Enquanto o trabalhador comum paga IR sobre qualquer rendimento, os parlamentares recebem parcelas significativas de forma isenta.
Cálculo da carga tributária efetiva

Um deputado que recebe R$ 46 mil de salário tributável, com alíquota máxima de 27,5%, pagaria cerca de R$ 12.500 de Imposto de Renda.
No entanto, como os demais R$ 45 mil mensais são isentos (verbas indenizatórias), a carga tributária real sobre os R$ 93 mil mensais é de aproximadamente 7,5%.
Comparativo com um trabalhador comum
Um brasileiro que recebe R$ 15 mil por mês paga cerca de R$ 3.500 de IR, o que representa mais de 23% de carga tributária efetiva — sem benefícios, sem diárias, sem cotas.
A desigualdade tributária é legal, mas é ética?
O modelo atual não fere a legislação, mas levanta sérias dúvidas sobre sua moralidade. Afinal, se os legisladores estão isentos de tributar parte de seus ganhos, como podem aprovar leis que penalizam ainda mais o contribuinte comum?
Um privilégio que contribui para o abismo social
A estrutura tributária brasileira é conhecida por ser regressiva, ou seja, quem ganha menos paga mais proporcionalmente. E o caso dos parlamentares escancara esse desequilíbrio:
- Os mais ricos e poderosos pagam menos imposto;
- Os que vivem do salário, sem isenções, carregam a carga fiscal do país.
O papel da reforma tributária nessa discussão
Nos últimos anos, o Brasil avançou em debates sobre a reforma tributária, mas ainda há um ponto cego: os privilégios fiscais dos parlamentares.
O que deveria mudar?
- Tributação das verbas indenizatórias acima de um valor limite;
- Fiscalização rigorosa do uso dessas cotas;
- Fim de reembolsos ilimitados, especialmente com recursos públicos;
- Igualdade de tratamento tributário, independentemente do cargo.

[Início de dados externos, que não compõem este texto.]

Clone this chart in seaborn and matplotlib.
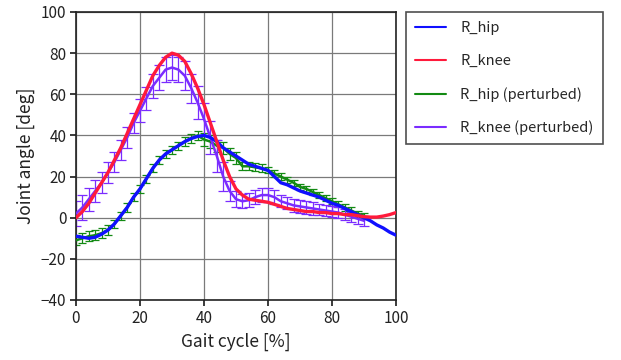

Justiça tributária começa pelo topo
Não basta simplificar o sistema ou mexer em alíquotas de consumo. Uma reforma justa precisa atacar privilégios e tornar a carga tributária proporcional aos rendimentos reais.
Se os legisladores querem ser respeitados, devem dar o exemplo e se submeter às mesmas regras fiscais que impõem aos cidadãos.
Por que o contribuinte comum deve se preocupar?
Porque quem paga a conta é a população. A isenção de parte dos rendimentos parlamentares gera:
- Menor arrecadação de impostos;
- Mais pressão sobre os tributos cobrados da população;
- Desconfiança institucional e aumento da sensação de injustiça.
O que dizem os especialistas
Economistas e tributaristas são unânimes em afirmar que a carga tributária deve ser proporcional aos ganhos reais. Isentar verbas que, na prática, funcionam como remuneração é:
- Uma brecha legal que compromete a equidade fiscal;
- Uma forma de perpetuar desigualdades estruturais;
- Um obstáculo à credibilidade do sistema tributário.
Pressão social pode mudar o cenário?

Sim. Transparência e pressão pública são fundamentais para modificar privilégios arraigados.
Caminhos possíveis para mudança
- Projetos de lei que proponham tributação de verbas extras;
- Ações populares e campanhas de conscientização;
- Mobilização nas redes sociais, exigindo fim dos privilégios fiscais;
- Debate nas eleições, cobrando postura dos candidatos sobre o tema.
O Leão precisa rugir para todos
A estrutura tributária brasileira precisa de reformas profundas — e essas reformas devem começar pelos gabinetes de Brasília. A desigualdade fiscal entre representantes e representados é insustentável e fere os princípios básicos da justiça e da ética.
Se queremos um país mais justo, não podemos aceitar que aqueles que fazem as leis escapem dos próprios tributos que impõem ao povo. O Leão do Imposto de Renda deve ser imparcial — e rugir também para quem aprova as leis, não apenas para quem é obrigado a cumpri-las.